Creators: Sadovskii, D.; Van Hecke, C.; Zhilinskii, B.
Issue Date: 1997
Abstract: The classical rotational energy surface for any rigid spherical top molecule is an ideal spherical surface; the energy of rotation is independent on the orientation of the angular momentum in the body-fixed frame. For a nonrigid molecule even a small rotational excitation leads to deformation of the rotational energy surface. This surface takes generically the form of (one of) the simplest Morse type function(s) on the sphere. The number of minima and maxima of this function minimize the Morse inequalities which take into account the topology of the sphere and the symmetry. Additional accidental relations between harmonic frequencies can result (in the limit of small deformation) in the rotational energy surface with higher number of stationary points (non-simplest Morse type functions). Classical analysis of the centrifugal distortion effects is used to relate the form of the rotational energy surface with the vibrational frequencies in the harmonic approximation.

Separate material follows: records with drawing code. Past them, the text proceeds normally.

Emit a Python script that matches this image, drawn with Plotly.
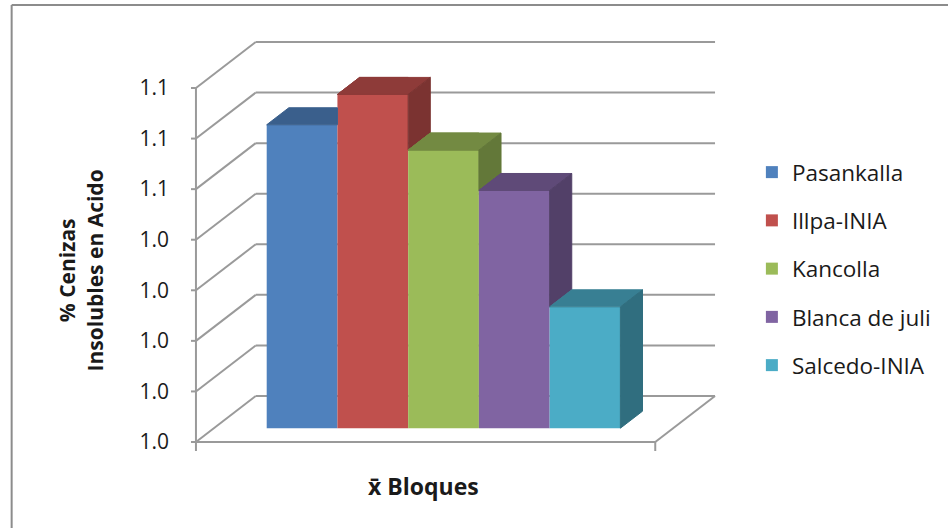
from decimal import Decimal, ROUND_HALF_UP

import plotly.graph_objects as go

# ---- data -------------------------------------------------------------
varieties = ["Pasankalla", "Illpa-INIA", "Kancolla", "Blanca de juli", "Salcedo-INIA"]
ceniza_pct = [1.060, 1.066, 1.055, 1.047, 1.024]
axis_ticks = [1.00, 1.01, 1.02, 1.03, 1.04, 1.05, 1.06, 1.07]
# one-decimal labels, rounded half up
tick_labels = [str(Decimal(str(t)).quantize(Decimal("0.1"), ROUND_HALF_UP)) for t in axis_ticks]
y_title = "% Cenizas<br>Insolubles en Acido"
x_title = "x\u0304 Bloques"

front_colors = ["#4F81BD", "#C0504D", "#9BBB59", "#8064A2", "#4BACC6"]

# ---- geometry (pixels of the 948x528 canvas) ---------------------------
W, H = 948, 528
L, R, T, B = 186, 724, 34, 458            # plot area
AX_X0, AX_X1 = 196, 657                   # front floor edge: category 0 -> 1
AX_Y0, AX_Y1 = 442, 88                    # front value axis: first -> last tick
sx = (AX_X1 - AX_X0) / 1.0
sy = (AX_Y0 - AX_Y1) / (axis_ticks[-1] - axis_ticks[0])
y0 = axis_ticks[0]
x_range = [(L - AX_X0) / sx, (R - AX_X0) / sx]
y_range = [y0 - (B - AX_Y0) / sy, y0 + (AX_Y0 - T) / sy]

DX, DY = 60 / sx, 46 / sy                 # oblique depth of the floor
F0 = 0.30                                 # depth of the bar front plane
FD = 0.37                                 # bar depth
bar_w = 71 / sx
n = len(varieties)


def px_to_paper_x(px):
    return (px - L) / (R - L)


def px_to_paper_y(py):
    return (B - py) / (B - T)


def shade(hex_color, k):
    h = hex_color.lstrip("#")
    r, g, b = (int(h[i:i + 2], 16) for i in (0, 2, 4))
    return "rgb(%d,%d,%d)" % (round(r * k), round(g * k), round(b * k))


def clip(poly, f):
    """Keep the part of a polygon where f(point) >= 0."""
    out = []
    for k in range(len(poly)):
        a, b = poly[k], poly[(k + 1) % len(poly)]
        fa, fb = f(a), f(b)
        if fa >= 0:
            out.append(a)
        if (fa >= 0) != (fb >= 0):
            t = fa / (fa - fb)
            out.append((a[0] + t * (b[0] - a[0]), a[1] + t * (b[1] - a[1])))
    return out


def area(poly):
    s = 0.0
    for k in range(len(poly)):
        a, b = poly[k], poly[(k + 1) % len(poly)]
        s += a[0] * b[1] - b[0] * a[1]
    return abs(s) / 2


fig = go.Figure()

# ---- front faces of the columns ---------------------------------------
base = y0 + F0 * DY
left0 = 0.5 - n * bar_w / 2 + F0 * DX
lefts = [left0 + i * bar_w for i in range(n)]
tops = [base + (v - y0) for v in ceniza_pct]

for i, (name, v, c) in enumerate(zip(varieties, ceniza_pct, front_colors)):
    fig.add_trace(go.Bar(
        x=[lefts[i] + bar_w / 2], y=[v - y0], base=[base], width=[bar_w],
        name=name, legendgroup=name,
        marker=dict(color=c, line=dict(width=0)),
        hoverinfo="skip",
    ))

# ---- top and right-side faces ------------------------------------------
bdx, bdy = FD * DX, FD * DY


def add_face(poly, color):
    if len(poly) < 3 or area(poly) < 1e-9:
        return
    xs = [p[0] for p in poly] + [poly[0][0]]
    ys = [p[1] for p in poly] + [poly[0][1]]
    fig.add_trace(go.Scatter(
        x=xs, y=ys, mode="lines", fill="toself", fillcolor=color,
        line=dict(color=color, width=1), hoverinfo="skip", showlegend=False,
    ))


for i in range(n):
    xl, xr, t = lefts[i], lefts[i] + bar_w, tops[i]
    top = [(xl, t), (xr, t), (xr + bdx, t + bdy), (xl + bdx, t + bdy)]
    top_c, side_c = shade(front_colors[i], 0.74), shade(front_colors[i], 0.64)
    if i < n - 1:
        t_next = tops[i + 1]
        add_face(clip(top, lambda p, xc=xr: xc - p[0]), top_c)
        add_face(clip(top, lambda p, yc=t_next: p[1] - yc), top_c)
        lo = max(base, t_next)
    else:
        add_face(top, top_c)
        lo = base
    if t > lo:
        side = [(xr, lo), (xr, t), (xr + bdx, t + bdy), (xr + bdx, lo + bdy)]
        add_face(side, side_c)

# ---- walls, floor and axes (behind the columns) -------------------------
grid = dict(color="#9a9a9a", width=2)
shapes = []
for v in axis_ticks:
    shapes.append(dict(type="line", x0=DX, x1=1 + DX, y0=v + DY, y1=v + DY, line=grid))
    shapes.append(dict(type="line", x0=0, x1=DX, y0=v, y1=v + DY, line=grid))
    shapes.append(dict(type="line", x0=-5 / sx, x1=0, y0=v, y1=v, line=grid))
shapes.append(dict(type="line", x0=0, x1=0, y0=axis_ticks[0], y1=axis_ticks[-1], line=grid))
shapes.append(dict(type="line", x0=0, x1=1, y0=y0, y1=y0, line=grid))
shapes.append(dict(type="line", x0=1, x1=1 + DX, y0=y0, y1=y0 + DY, line=grid))
for xc in (0, 1):
    shapes.append(dict(type="line", x0=xc, x1=xc, y0=y0, y1=y0 - 9 / sy, line=grid))
for s in shapes:
    s.update(xref="x", yref="y", layer="below")

# chart-area border
border = dict(color="#8c8c8c", width=2)
shapes.append(dict(type="line", xref="paper", yref="paper", layer="above",
                   x0=px_to_paper_x(11), x1=px_to_paper_x(11),
                   y0=px_to_paper_y(5), y1=px_to_paper_y(H + 5), line=border))
shapes.append(dict(type="line", xref="paper", yref="paper", layer="above",
                   x0=px_to_paper_x(11), x1=px_to_paper_x(W + 5),
                   y0=px_to_paper_y(5), y1=px_to_paper_y(5), line=border))

FONT = "Open Sans, Arial, sans-serif"
annotations = [
    dict(text="<b>%s</b>" % y_title, textangle=-90, showarrow=False,
         xref="paper", yref="paper", x=px_to_paper_x(80), y=px_to_paper_y(270),
         xanchor="center", yanchor="middle",
         font=dict(family=FONT, size=21, color="#1a1a1a")),
    dict(text="<b>%s</b>" % x_title, showarrow=False,
         xref="paper", yref="paper", x=px_to_paper_x(424), y=px_to_paper_y(486),
         xanchor="center", yanchor="middle",
         font=dict(family=FONT, size=23, color="#1a1a1a")),
]

fig.update_layout(
    width=W, height=H,
    margin=dict(l=L, r=W - R, t=T, b=H - B, pad=0),
    paper_bgcolor="white", plot_bgcolor="white",
    shapes=shapes, annotations=annotations,
    showlegend=True,
    legend=dict(
        x=px_to_paper_x(754), y=px_to_paper_y(151), xanchor="left", yanchor="top",
        font=dict(family=FONT, size=22.5, color="#1a1a1a"),
        tracegroupgap=16, traceorder="grouped", bgcolor="rgba(0,0,0,0)",
    ),
    xaxis=dict(range=x_range, visible=False, fixedrange=True),
    yaxis=dict(range=y_range, tickvals=axis_ticks, ticktext=tick_labels,
               showgrid=False, zeroline=False, showline=False, ticks="",
               ticklabelstandoff=16, fixedrange=True,
               tickfont=dict(family=FONT, size=21, color="#1a1a1a")),
    barmode="overlay",
)

fig.write_html("out.html")
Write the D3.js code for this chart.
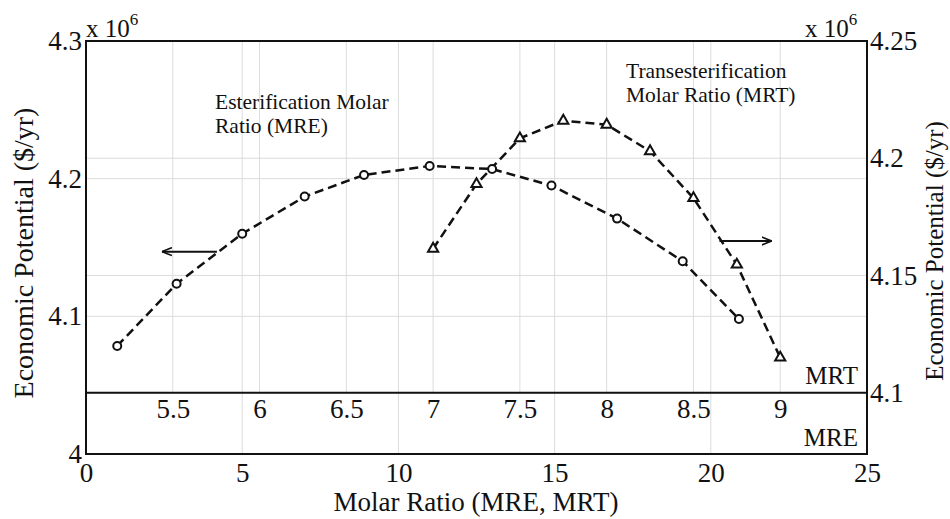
<!DOCTYPE html>
<html>
<head>
<meta charset="utf-8">
<script src="https://cdn.jsdelivr.net/npm/d3@7"></script>
<style>
  body { margin: 0; background: white; }
  text { font-family: "Liberation Serif", "Times New Roman", serif; fill: #111; }
</style>
</head>
<body>
<div id="canvas"></div>
<script>
var w = 950;
var h = 519;

// esterification molar ratio (MRE), left axis
var mreX = [1, 2.9, 5, 7, 8.9, 11, 13, 14.9, 17, 19.1, 20.9];
var mreEP = [4.0785, 4.1237, 4.160, 4.187, 4.2027, 4.2092, 4.207, 4.195, 4.171, 4.140, 4.098];

// transesterification molar ratio (MRT), right axis
var mrtX = [7, 7.25, 7.5, 7.75, 8, 8.25, 8.5, 8.75, 9];
var mrtEP = [4.1614, 4.189, 4.2085, 4.216, 4.2143, 4.203, 4.183, 4.1546, 4.115];

var mreTicks = [0, 5, 10, 15, 20, 25];
var mrtTicks = [5.5, 6, 6.5, 7, 7.5, 8, 8.5, 9];
var leftTicks = [4, 4.1, 4.2, 4.3];
var rightTicks = [4.1, 4.15, 4.2, 4.25];

var pL = 86, pR = 867, pT = 41, pB = 454, mrtLine = 392.7;

var x = d3.scaleLinear().domain([0, 25]).range([pL, pR]);
var xT = d3.scaleLinear().domain([5, 9.5]).range([pL, pR]);
var yL = d3.scaleLinear().domain([4, 4.3]).range([pB, pT]);
var yR = d3.scaleLinear().domain([4.1, 4.25]).range([mrtLine, pT]);

var fmt = function(d) { return String(+d.toFixed(2)); };

var svg = d3.select("#canvas").append("svg")
    .attr("width", w)
    .attr("height", h)
    .style("background-color", "white");

// grid lines
var grid = svg.append("g").attr("stroke", "#dcdcdc").attr("stroke-width", 1);
grid.selectAll("line.gmre")
    .data(mreTicks.slice(1, -1))
    .join("line")
    .attr("class", "gmre")
    .attr("x1", d => x(d)).attr("x2", d => x(d))
    .attr("y1", pT).attr("y2", pB);
grid.selectAll("line.gmrt")
    .data(mrtTicks)
    .join("line")
    .attr("class", "gmrt")
    .attr("x1", d => xT(d)).attr("x2", d => xT(d))
    .attr("y1", pT).attr("y2", mrtLine);
grid.selectAll("line.gl")
    .data(leftTicks.slice(1, -1))
    .join("line")
    .attr("class", "gl")
    .attr("x1", pL).attr("x2", pR)
    .attr("y1", d => yL(d)).attr("y2", d => yL(d));
grid.selectAll("line.gr")
    .data(rightTicks.slice(1, -1))
    .join("line")
    .attr("class", "gr")
    .attr("x1", pL).attr("x2", pR)
    .attr("y1", d => yR(d)).attr("y2", d => yR(d));

// axes (labels only)
function styleAxis(g) {
    g.select(".domain").remove();
    g.selectAll("line").remove();
    g.selectAll("text").style("font-size", "27px").attr("fill", "#111");
}

svg.append("g")
    .attr("transform", `translate(0,${pB})`)
    .call(d3.axisBottom(x).tickValues(mreTicks).tickSize(0).tickPadding(9).tickFormat(fmt))
    .call(styleAxis);

svg.append("g")
    .attr("transform", `translate(0,${mrtLine})`)
    .call(d3.axisBottom(xT).tickValues(mrtTicks).tickSize(0).tickPadding(6).tickFormat(fmt))
    .call(styleAxis);

svg.append("g")
    .attr("transform", `translate(${pL},0)`)
    .call(d3.axisLeft(yL).tickValues(leftTicks).tickSize(0).tickPadding(4).tickFormat(fmt))
    .call(styleAxis);

svg.append("g")
    .attr("transform", `translate(${pR},0)`)
    .call(d3.axisRight(yR).tickValues(rightTicks).tickSize(0).tickPadding(3).tickFormat(fmt))
    .call(styleAxis);

// frame and MRT axis line
svg.append("rect")
    .attr("x", pL).attr("y", pT)
    .attr("width", pR - pL).attr("height", pB - pT)
    .attr("fill", "none").attr("stroke", "#111").attr("stroke-width", 2);
svg.append("line")
    .attr("x1", pL).attr("x2", pR)
    .attr("y1", mrtLine).attr("y2", mrtLine)
    .attr("stroke", "#111").attr("stroke-width", 2);

// exponent labels
var e1 = svg.append("text").attr("x", pL).attr("y", 37).style("font-size", "25px");
e1.append("tspan").text("x 10");
e1.append("tspan").attr("dy", -12).style("font-size", "17px").text("6");
var e2 = svg.append("text").attr("x", 805).attr("y", 37).style("font-size", "25px");
e2.append("tspan").text("x 10");
e2.append("tspan").attr("dy", -12).style("font-size", "17px").text("6");

// axis titles
svg.append("text")
    .attr("x", 476).attr("y", 511)
    .attr("text-anchor", "middle")
    .style("font-size", "27px")
    .text("Molar Ratio (MRE, MRT)");
svg.append("text")
    .attr("transform", "translate(33,253) rotate(-90)")
    .attr("text-anchor", "middle")
    .style("font-size", "28px")
    .text("Economic Potential ($/yr)");
svg.append("text")
    .attr("transform", "translate(943,251) rotate(-90)")
    .attr("text-anchor", "middle")
    .style("font-size", "25px")
    .text("Economic Potential ($/yr)");

svg.append("text").attr("x", 858).attr("y", 384).attr("text-anchor", "end")
    .style("font-size", "25px").text("MRT");
svg.append("text").attr("x", 858).attr("y", 446).attr("text-anchor", "end")
    .style("font-size", "25px").text("MRE");

// annotations
function note(x0, y0, lines) {
    var t = svg.append("text").style("font-size", "21.5px");
    lines.forEach(function(s, i) {
        t.append("tspan").attr("x", x0).attr("y", y0 + i * 24).text(s);
    });
}
note(215, 109, ["Esterification Molar", "Ratio (MRE)"]);
note(626, 78, ["Transesterification", "Molar Ratio (MRT)"]);

// arrows
svg.append("defs").append("marker")
    .attr("id", "head")
    .attr("viewBox", "0 -5 10 10")
    .attr("refX", 10).attr("refY", 0)
    .attr("markerWidth", 10).attr("markerHeight", 10)
    .attr("markerUnits", "userSpaceOnUse")
    .attr("orient", "auto")
    .append("path")
    .attr("d", "M0,-4L10,0L0,4")
    .attr("fill", "none").attr("stroke", "#111").attr("stroke-width", 1.6);

svg.append("line")
    .attr("x1", x(4.19)).attr("x2", x(2.43))
    .attr("y1", yL(4.147)).attr("y2", yL(4.147))
    .attr("stroke", "#111").attr("stroke-width", 2)
    .attr("marker-end", "url(#head)");
svg.append("line")
    .attr("x1", xT(8.65)).attr("x2", xT(8.95))
    .attr("y1", yR(4.1647)).attr("y2", yR(4.1647))
    .attr("stroke", "#111").attr("stroke-width", 2)
    .attr("marker-end", "url(#head)");

// series
var mre = mreX.map((d, i) => [d, mreEP[i]]);
var mrt = mrtX.map((d, i) => [d, mrtEP[i]]);

svg.append("path")
    .datum(mre)
    .attr("d", d3.line().x(d => x(d[0])).y(d => yL(d[1])))
    .attr("fill", "none").attr("stroke", "#111")
    .attr("stroke-width", 2.5).attr("stroke-dasharray", "9,5");
svg.append("path")
    .datum(mrt)
    .attr("d", d3.line().x(d => xT(d[0])).y(d => yR(d[1])))
    .attr("fill", "none").attr("stroke", "#111")
    .attr("stroke-width", 2.5).attr("stroke-dasharray", "9,5");

svg.selectAll("circle.mre")
    .data(mre)
    .join("circle")
    .attr("class", "mre")
    .attr("cx", d => x(d[0])).attr("cy", d => yL(d[1]))
    .attr("r", 4)
    .attr("fill", "white").attr("stroke", "#111").attr("stroke-width", 2);

var tri = d3.symbol().type(d3.symbolTriangle).size(45);
svg.selectAll("path.mrt")
    .data(mrt)
    .join("path")
    .attr("class", "mrt")
    .attr("d", tri)
    .attr("transform", d => `translate(${xT(d[0])},${yR(d[1])})`)
    .attr("fill", "white").attr("stroke", "#111").attr("stroke-width", 2);
</script>
</body>
</html>
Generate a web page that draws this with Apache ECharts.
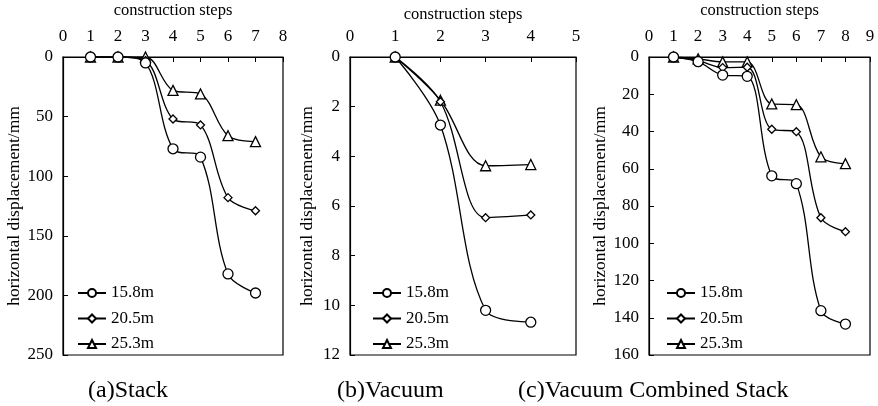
<!DOCTYPE html>
<html>
<head>
<meta charset="utf-8">
<script src="https://cdn.jsdelivr.net/npm/echarts@6/dist/echarts.min.js"></script>
<style>
  html, body { margin: 0; padding: 0; background: #fff; }
  #chart { width: 878px; height: 406px; }
</style>
</head>
<body>
<div id="chart"></div>
<script>
// 数据
var seriesNames = ['15.8m', '20.5m', '25.3m'];
var symbols = ['circle', 'diamond', 'triangle'];
var symbolSizes = [10, 8, 10];

// (a) Stack
var stepsA = [1, 2, 3, 4, 5, 6, 7];
var stackA158 = [0, 0, 5, 77, 84, 182, 198];
var stackA205 = [0, 0, 3, 52, 57, 118, 129];
var stackA253 = [0, 0, 0, 28, 31, 66, 71];

// (b) Vacuum
var stepsB = [1, 2, 3, 4];
var vacB158 = [0, 2.74, 10.2, 10.68];
var vacB205 = [0, 1.8, 6.47, 6.36];
var vacB253 = [0, 1.74, 4.38, 4.33];

// (c) Vacuum Combined Stack
var stepsC = [1, 2, 3, 4, 5, 6, 7, 8];
var combC158 = [0, 2.5, 9.7, 10.4, 63.8, 68, 136.2, 143.4];
var combC205 = [0, 2, 5.7, 5.5, 38.8, 40.1, 86.3, 93.8];
var combC253 = [0, 1, 2.6, 2.6, 25.2, 25.6, 53.6, 57.3];

var font = 'Liberation Serif';

function pairs (xs, ys) {
  return xs.map(function (x, i) { return [x, ys[i]]; });
}

function makeSeries (idx, xs, lists) {
  return lists.map(function (ys, k) {
    return {
      name: seriesNames[k],
      type: 'line',
      xAxisIndex: idx,
      yAxisIndex: idx,
      smooth: 0.35,
      symbol: symbols[k],
      symbolSize: symbolSizes[k],
      showAllSymbol: true,
      lineStyle: { color: '#000', width: 1.3 },
      itemStyle: { color: '#fff', borderColor: '#000', borderWidth: 1.3 },
      data: pairs(xs, ys),
      z: 3 - k
    };
  });
}

function makeX (idx, max, nameGap) {
  return {
    gridIndex: idx,
    type: 'value',
    position: 'top',
    min: 0,
    max: max,
    interval: 1,
    name: 'construction steps',
    nameLocation: 'middle',
    nameGap: nameGap,
    nameTextStyle: { color: '#000', fontFamily: font, fontSize: 16.5 },
    axisLine: { show: true, lineStyle: { color: '#000', width: 1.2 } },
    axisTick: { show: true, inside: true, length: 5, lineStyle: { color: '#000' } },
    axisLabel: { color: '#000', fontFamily: font, fontSize: 17, margin: 12 },
    splitLine: { show: false }
  };
}

function makeY (idx, max, interval, nameGap) {
  return {
    gridIndex: idx,
    type: 'value',
    inverse: true,
    min: 0,
    max: max,
    interval: interval,
    name: 'horizontal displacement/mm',
    nameLocation: 'middle',
    nameGap: nameGap,
    nameTextStyle: { color: '#000', fontFamily: font, fontSize: 17.5 },
    axisLine: { show: true, lineStyle: { color: '#000', width: 1.2 } },
    axisTick: { show: true, inside: true, length: 5, lineStyle: { color: '#000' } },
    axisLabel: { color: '#000', fontFamily: font, fontSize: 17, margin: 10 },
    splitLine: { show: false }
  };
}

function makeLegend (left) {
  return {
    data: seriesNames,
    orient: 'vertical',
    left: left,
    top: 279,
    itemWidth: 28,
    itemHeight: 10,
    itemGap: 7.5,
    textStyle: { color: '#000', fontFamily: font, fontSize: 17, lineHeight: 18 },
    selectedMode: false
  };
}

var myChart = echarts.init(document.getElementById('chart'));
var gridStyle = {
  show: true,
  borderColor: '#000',
  borderWidth: 1.2,
  backgroundColor: 'transparent',
  outerBoundsMode: 'none'
};
var captionFont = '24px "Liberation Serif"';

var option = {
  backgroundColor: '#fff',
  animation: false,
  grid: [
    Object.assign({ left: 63, top: 57, width: 220, height: 298 }, gridStyle),
    Object.assign({ left: 350, top: 57, width: 226, height: 298 }, gridStyle),
    Object.assign({ left: 649, top: 57, width: 221, height: 298 }, gridStyle)
  ],
  xAxis: [makeX(0, 8, 38), makeX(1, 5, 32), makeX(2, 9, 38)],
  yAxis: [makeY(0, 250, 50, 39), makeY(1, 12, 2, 34), makeY(2, 160, 20, 38)],
  legend: [makeLegend(72), makeLegend(367), makeLegend(661)],
  graphic: [
    { type: 'text', left: 88, top: 379, style: { text: '(a)Stack', fill: '#000', font: captionFont } },
    { type: 'text', left: 337, top: 379, style: { text: '(b)Vacuum', fill: '#000', font: captionFont } },
    { type: 'text', left: 518, top: 379, style: { text: '(c)Vacuum Combined Stack', fill: '#000', font: captionFont } }
  ],
  series: []
    .concat(makeSeries(0, stepsA, [stackA158, stackA205, stackA253]))
    .concat(makeSeries(1, stepsB, [vacB158, vacB205, vacB253]))
    .concat(makeSeries(2, stepsC, [combC158, combC205, combC253]))
};

myChart.setOption(option);
</script>
</body>
</html>
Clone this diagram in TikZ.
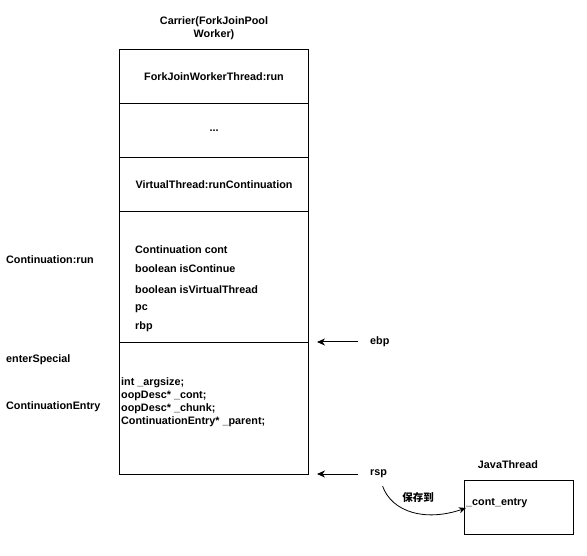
\documentclass[tikz,border=0pt]{standalone}
\usepackage{fontspec}
\setmainfont{Liberation Sans}
\newfontfamily\cjk{Noto Sans CJK SC}
\usetikzlibrary{arrows.meta}
\begin{document}
\begin{tikzpicture}[x=1pt,y=-1pt,
  every node/.style={font=\fontsize{10.8}{12.8}\selectfont\bfseries, inner sep=0pt},
  row/.style={draw, line width=1pt, minimum width=189pt, anchor=north west},
  txt/.style={anchor=west},
  arr/.style={line width=1pt, -{Stealth[length=8pt,width=7pt,inset=2.5pt]}}]
\useasboundingbox (0,0) rectangle (587,556);
% title
\node[align=center] (title) at (214,28) {Carrier(ForkJoinPool\\Worker)};
% stack rows
\node[row, minimum height=54pt] (r1) at (119,49) {ForkJoinWorkerThread:run};
\node[row, minimum height=54pt] (r2) at (119,103) {...};
\node[row, minimum height=54pt] (r3) at (119,157) {VirtualThread:runContinuation};
\node[row, minimum height=131pt] (r4) at (119,211) {};
\node[row, minimum height=132pt] (r5) at (119,342) {};
% fields of Continuation:run
\node[txt] (f1) at (135,250) {Continuation cont};
\node[txt] (f2) at (135,269) {boolean isContinue};
\node[txt] (f3) at (135,290) {boolean isVirtualThread};
\node[txt] (f4) at (135,309) {pc};
\node[txt] (f5) at (135,327) {rbp};
% fields of ContinuationEntry
\node[txt, align=left, font=\fontsize{10.8}{12.9}\selectfont\bfseries] (ce) at (121,402) {int \_argsize;\\oopDesc* \_cont;\\oopDesc* \_chunk;\\ContinuationEntry* \_parent;};
% left labels
\node[txt] (l1) at (6,260) {Continuation:run};
\node[txt] (l2) at (6,360) {enterSpecial};
\node[txt] (l3) at (6,407) {ContinuationEntry};
% pointers
\node[txt] (ebp) at (370,342) {ebp};
\node[txt] (rsp) at (370,474) {rsp};
\coordinate (ebpTip) at (317,342);
\coordinate (rspTip) at (317,474);
\draw[arr] (ebp.west) ++(-12,0) -- (ebpTip);
\draw[arr] (rsp.west) ++(-12,0) -- (rspTip);
% JavaThread
\node (jtl) at (508,465) {JavaThread};
\node[draw, line width=1pt, minimum width=109pt, minimum height=54pt, anchor=north west] (jt) at (464,480) {};
\node[txt] (ce2) at (466,503) {\_cont\_entry};
\coordinate (ceIn) at (466,508);
\draw[line width=0.8pt, -{Stealth[length=7pt,width=6pt,inset=2pt]}] (rsp.south) ++(4,8) .. controls (392,512) and (425,522) .. (ceIn);
\node (save) at (418,498) {\cjk\fontsize{10.5}{12}\selectfont 保存到};
\end{tikzpicture}
\end{document}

Spherical tops with the $T_{d}$ point symmetry group are studied in detail. There are two simplest Morse type functions in this case: one has maxima at $C_{3v}$ symmetric positions and the other has minima at these positions. Special relation between harmonic force constants which splits molecules into two classes with ``normal” and ``inverted” rotational energy surface gives at the same time the conditions for the molecule to be exceptionally spherical. The ``unusual” rotational energy pattern for such exceptionally spherical molecule is discussed.